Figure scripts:
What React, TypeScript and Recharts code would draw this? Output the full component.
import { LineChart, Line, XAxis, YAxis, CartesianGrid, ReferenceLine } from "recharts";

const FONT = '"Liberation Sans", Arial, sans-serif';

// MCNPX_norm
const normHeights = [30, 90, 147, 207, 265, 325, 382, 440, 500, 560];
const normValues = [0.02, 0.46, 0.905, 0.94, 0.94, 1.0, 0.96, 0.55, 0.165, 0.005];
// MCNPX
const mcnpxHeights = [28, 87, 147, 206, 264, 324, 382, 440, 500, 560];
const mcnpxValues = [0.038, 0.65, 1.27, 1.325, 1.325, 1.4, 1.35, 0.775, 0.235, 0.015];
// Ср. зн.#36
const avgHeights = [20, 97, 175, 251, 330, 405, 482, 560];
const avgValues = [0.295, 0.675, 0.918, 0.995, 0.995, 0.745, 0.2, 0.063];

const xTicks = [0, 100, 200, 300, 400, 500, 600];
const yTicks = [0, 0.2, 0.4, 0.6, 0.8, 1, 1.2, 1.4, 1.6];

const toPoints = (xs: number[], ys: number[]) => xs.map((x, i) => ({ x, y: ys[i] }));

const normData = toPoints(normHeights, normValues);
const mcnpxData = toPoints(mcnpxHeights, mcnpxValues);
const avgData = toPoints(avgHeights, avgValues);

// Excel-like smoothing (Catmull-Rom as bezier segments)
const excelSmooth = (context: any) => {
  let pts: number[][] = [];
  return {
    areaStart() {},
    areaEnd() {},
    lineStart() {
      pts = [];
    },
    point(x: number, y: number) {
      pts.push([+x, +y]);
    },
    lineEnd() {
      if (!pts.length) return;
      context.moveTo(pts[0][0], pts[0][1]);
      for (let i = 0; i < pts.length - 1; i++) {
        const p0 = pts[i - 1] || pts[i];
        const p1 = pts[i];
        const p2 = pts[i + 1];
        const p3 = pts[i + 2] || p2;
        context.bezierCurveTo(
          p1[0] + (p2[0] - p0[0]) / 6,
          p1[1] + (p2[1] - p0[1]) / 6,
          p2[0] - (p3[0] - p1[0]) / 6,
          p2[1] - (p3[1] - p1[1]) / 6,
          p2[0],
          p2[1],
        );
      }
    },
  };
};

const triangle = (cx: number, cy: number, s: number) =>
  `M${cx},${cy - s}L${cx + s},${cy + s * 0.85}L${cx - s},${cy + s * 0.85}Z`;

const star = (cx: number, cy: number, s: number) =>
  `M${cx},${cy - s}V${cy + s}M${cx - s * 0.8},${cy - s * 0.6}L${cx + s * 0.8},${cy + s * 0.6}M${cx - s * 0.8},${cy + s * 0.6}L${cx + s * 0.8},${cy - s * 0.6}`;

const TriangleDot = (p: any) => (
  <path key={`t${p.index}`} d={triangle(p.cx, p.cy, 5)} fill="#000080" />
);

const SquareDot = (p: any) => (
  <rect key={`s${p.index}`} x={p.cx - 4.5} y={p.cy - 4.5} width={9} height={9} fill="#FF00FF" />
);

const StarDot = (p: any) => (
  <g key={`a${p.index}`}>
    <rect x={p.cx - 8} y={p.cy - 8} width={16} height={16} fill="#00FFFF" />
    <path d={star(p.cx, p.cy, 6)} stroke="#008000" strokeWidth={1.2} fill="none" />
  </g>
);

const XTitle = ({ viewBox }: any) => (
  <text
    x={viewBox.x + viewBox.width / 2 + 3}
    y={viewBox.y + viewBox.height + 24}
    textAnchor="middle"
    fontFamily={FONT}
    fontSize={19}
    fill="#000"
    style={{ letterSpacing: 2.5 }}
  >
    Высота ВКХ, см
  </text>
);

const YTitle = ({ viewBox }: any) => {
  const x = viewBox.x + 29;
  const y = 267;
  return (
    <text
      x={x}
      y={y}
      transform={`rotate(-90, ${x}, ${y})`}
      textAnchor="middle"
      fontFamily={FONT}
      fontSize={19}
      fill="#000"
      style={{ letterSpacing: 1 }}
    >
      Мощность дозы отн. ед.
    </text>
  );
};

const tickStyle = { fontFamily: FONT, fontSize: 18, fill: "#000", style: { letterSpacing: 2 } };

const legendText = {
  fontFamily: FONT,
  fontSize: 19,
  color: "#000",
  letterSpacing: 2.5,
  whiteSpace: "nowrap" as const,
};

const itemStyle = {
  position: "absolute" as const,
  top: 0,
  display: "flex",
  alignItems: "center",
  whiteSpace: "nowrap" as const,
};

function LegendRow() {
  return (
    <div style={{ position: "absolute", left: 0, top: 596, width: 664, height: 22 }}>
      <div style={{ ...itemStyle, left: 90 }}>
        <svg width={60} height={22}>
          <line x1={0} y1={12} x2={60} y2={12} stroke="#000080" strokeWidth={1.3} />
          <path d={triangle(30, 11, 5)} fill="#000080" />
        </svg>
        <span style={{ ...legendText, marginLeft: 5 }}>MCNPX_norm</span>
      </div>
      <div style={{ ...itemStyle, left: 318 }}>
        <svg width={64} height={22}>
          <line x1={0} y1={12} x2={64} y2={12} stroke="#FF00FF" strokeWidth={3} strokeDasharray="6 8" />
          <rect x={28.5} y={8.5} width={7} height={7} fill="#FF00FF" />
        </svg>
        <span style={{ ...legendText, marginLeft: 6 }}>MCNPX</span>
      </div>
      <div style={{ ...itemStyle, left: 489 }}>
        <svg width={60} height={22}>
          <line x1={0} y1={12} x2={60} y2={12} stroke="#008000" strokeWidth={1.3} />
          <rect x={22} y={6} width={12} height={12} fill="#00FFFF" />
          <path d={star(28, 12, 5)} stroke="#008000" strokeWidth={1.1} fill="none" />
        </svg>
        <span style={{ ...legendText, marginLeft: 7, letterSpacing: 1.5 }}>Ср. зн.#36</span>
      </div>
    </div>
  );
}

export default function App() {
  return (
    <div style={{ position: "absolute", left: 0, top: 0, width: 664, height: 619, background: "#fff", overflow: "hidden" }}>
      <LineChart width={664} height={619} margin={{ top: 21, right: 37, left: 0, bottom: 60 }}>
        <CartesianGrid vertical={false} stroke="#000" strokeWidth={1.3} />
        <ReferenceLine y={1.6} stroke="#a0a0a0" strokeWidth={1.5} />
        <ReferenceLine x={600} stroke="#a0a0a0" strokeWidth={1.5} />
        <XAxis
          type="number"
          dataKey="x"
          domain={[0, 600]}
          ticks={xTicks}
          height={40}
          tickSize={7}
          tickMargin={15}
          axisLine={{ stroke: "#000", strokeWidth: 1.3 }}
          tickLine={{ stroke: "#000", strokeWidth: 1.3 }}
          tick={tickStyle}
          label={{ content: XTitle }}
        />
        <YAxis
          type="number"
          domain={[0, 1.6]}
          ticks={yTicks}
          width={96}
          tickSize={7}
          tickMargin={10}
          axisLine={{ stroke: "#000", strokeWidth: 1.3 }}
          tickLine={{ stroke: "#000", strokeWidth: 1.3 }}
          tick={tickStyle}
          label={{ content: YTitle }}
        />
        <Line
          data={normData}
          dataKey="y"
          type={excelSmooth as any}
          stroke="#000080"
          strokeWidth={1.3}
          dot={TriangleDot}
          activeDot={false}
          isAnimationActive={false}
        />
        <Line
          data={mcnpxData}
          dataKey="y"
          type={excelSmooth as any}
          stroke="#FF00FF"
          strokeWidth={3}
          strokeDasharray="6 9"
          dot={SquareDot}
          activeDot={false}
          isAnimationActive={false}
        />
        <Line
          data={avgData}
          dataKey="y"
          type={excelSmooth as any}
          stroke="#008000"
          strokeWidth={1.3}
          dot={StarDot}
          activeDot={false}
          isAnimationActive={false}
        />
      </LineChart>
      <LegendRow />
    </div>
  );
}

--

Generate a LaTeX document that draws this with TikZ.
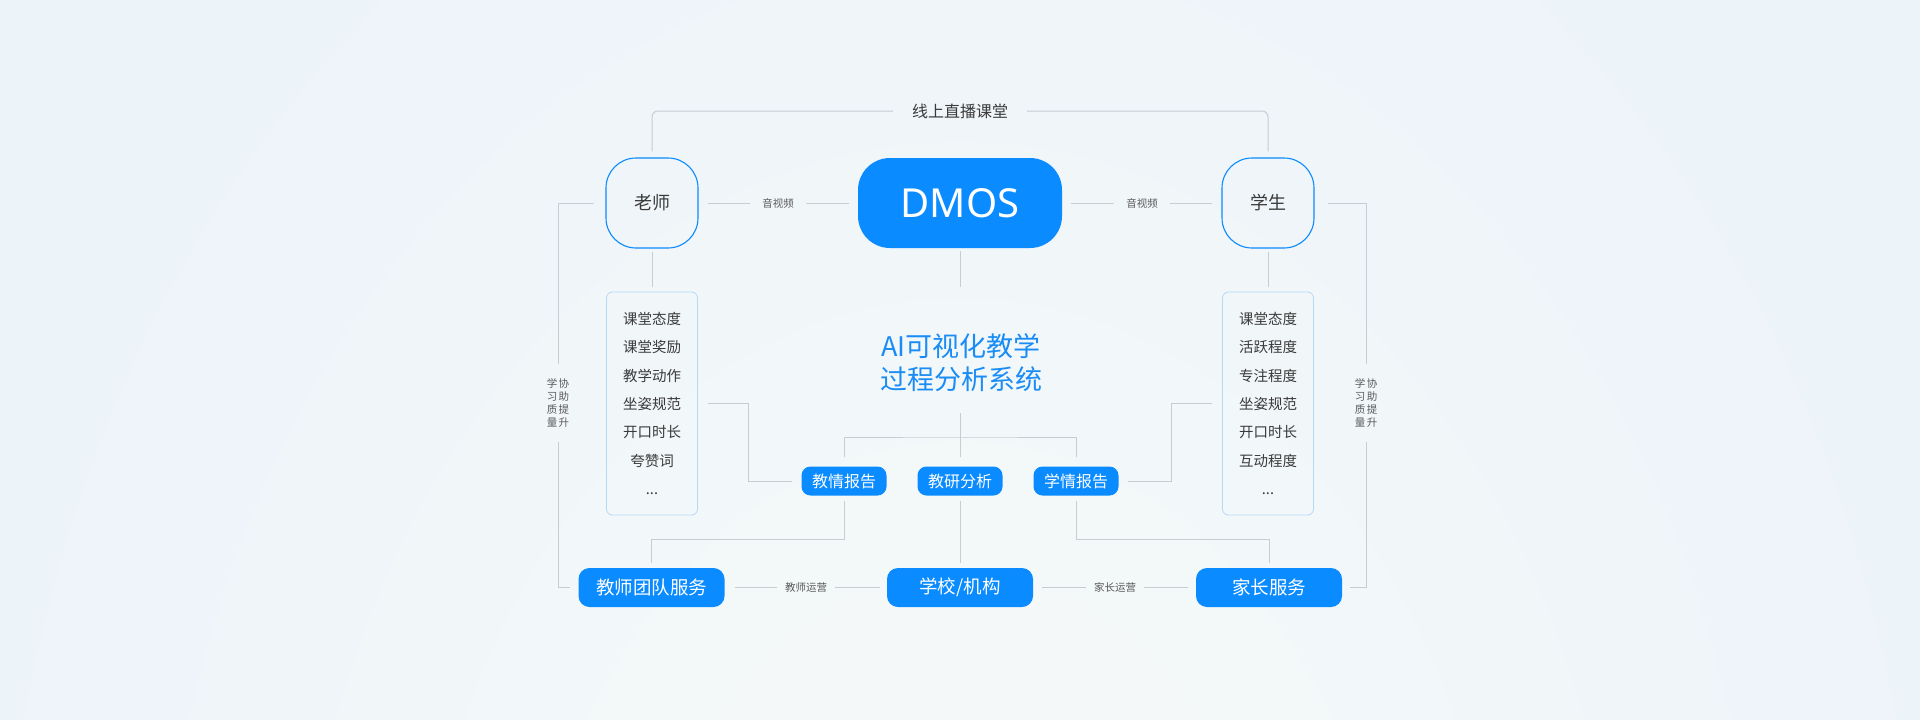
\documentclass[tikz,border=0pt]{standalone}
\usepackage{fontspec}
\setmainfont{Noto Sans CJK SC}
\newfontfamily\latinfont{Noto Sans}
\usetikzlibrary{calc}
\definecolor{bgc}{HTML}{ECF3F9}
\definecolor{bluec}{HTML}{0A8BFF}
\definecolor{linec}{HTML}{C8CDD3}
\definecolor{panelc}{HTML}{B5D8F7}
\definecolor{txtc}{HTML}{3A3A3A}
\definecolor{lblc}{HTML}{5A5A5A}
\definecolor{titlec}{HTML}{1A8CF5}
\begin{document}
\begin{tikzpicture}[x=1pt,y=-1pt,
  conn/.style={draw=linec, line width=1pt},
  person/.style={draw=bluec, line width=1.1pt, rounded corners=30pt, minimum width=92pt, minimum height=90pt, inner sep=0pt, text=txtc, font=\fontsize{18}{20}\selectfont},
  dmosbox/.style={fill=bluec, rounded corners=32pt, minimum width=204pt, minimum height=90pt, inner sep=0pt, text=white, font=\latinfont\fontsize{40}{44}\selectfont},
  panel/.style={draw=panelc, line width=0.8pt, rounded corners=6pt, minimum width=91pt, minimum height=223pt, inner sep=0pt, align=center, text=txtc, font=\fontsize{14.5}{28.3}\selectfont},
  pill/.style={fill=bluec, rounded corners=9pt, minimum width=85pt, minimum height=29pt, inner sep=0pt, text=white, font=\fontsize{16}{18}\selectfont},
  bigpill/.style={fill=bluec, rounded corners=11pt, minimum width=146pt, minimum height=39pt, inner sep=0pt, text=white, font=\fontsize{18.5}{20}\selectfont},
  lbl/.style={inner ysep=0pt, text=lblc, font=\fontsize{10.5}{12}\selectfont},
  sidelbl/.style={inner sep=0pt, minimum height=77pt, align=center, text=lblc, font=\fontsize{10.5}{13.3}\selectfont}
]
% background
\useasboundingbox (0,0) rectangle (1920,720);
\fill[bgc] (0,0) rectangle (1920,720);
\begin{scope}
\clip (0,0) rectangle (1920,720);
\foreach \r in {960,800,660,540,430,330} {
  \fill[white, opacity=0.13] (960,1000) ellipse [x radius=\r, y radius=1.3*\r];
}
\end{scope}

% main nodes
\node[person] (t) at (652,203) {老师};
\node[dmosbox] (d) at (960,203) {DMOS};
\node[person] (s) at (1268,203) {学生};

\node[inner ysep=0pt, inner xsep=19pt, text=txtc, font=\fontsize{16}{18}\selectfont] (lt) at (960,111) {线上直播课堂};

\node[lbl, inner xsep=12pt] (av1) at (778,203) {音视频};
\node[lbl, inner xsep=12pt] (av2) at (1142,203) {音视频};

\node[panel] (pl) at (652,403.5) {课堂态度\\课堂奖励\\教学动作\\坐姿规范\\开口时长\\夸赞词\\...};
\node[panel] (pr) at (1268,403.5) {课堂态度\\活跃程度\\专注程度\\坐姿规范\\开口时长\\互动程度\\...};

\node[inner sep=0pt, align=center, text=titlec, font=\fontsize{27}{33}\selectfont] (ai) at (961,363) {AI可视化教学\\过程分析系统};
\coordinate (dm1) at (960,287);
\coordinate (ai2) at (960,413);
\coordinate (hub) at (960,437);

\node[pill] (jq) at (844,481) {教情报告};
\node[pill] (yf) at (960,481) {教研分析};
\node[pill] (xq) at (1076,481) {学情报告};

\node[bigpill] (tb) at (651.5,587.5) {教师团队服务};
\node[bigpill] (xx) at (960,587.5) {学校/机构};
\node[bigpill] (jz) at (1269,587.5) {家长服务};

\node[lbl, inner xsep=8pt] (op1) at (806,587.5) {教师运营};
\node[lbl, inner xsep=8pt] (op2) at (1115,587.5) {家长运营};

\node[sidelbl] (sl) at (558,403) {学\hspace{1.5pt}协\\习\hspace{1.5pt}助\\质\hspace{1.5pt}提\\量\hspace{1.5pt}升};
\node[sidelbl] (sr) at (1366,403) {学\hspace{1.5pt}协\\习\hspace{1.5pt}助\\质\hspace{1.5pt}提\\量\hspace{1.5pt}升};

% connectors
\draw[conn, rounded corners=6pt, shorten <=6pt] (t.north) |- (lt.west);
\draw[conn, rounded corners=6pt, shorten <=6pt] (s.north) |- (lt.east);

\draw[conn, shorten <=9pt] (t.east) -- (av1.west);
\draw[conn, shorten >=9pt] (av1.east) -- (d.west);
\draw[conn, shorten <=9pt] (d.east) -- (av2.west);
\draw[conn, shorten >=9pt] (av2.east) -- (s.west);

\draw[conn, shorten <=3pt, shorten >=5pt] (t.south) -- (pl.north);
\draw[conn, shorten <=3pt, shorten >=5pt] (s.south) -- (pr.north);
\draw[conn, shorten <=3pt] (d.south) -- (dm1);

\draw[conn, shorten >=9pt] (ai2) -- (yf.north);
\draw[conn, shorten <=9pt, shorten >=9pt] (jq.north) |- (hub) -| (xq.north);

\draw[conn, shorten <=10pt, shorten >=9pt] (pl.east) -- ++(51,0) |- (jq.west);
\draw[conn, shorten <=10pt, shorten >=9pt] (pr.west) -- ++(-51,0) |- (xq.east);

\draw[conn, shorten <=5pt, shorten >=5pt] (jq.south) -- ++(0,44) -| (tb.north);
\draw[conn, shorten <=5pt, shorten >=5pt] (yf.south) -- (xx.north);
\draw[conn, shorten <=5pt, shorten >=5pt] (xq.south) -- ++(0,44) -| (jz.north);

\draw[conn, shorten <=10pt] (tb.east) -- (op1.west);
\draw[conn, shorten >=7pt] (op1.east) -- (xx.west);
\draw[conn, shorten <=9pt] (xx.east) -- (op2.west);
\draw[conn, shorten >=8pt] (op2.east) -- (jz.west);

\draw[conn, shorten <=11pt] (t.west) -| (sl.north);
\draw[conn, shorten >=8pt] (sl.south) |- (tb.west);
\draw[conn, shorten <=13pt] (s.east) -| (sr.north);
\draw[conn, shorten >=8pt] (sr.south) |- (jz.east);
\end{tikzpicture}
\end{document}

**Instruction:** Working from the material above, state how many lines contain "this"; give only the number.

**Result:** 2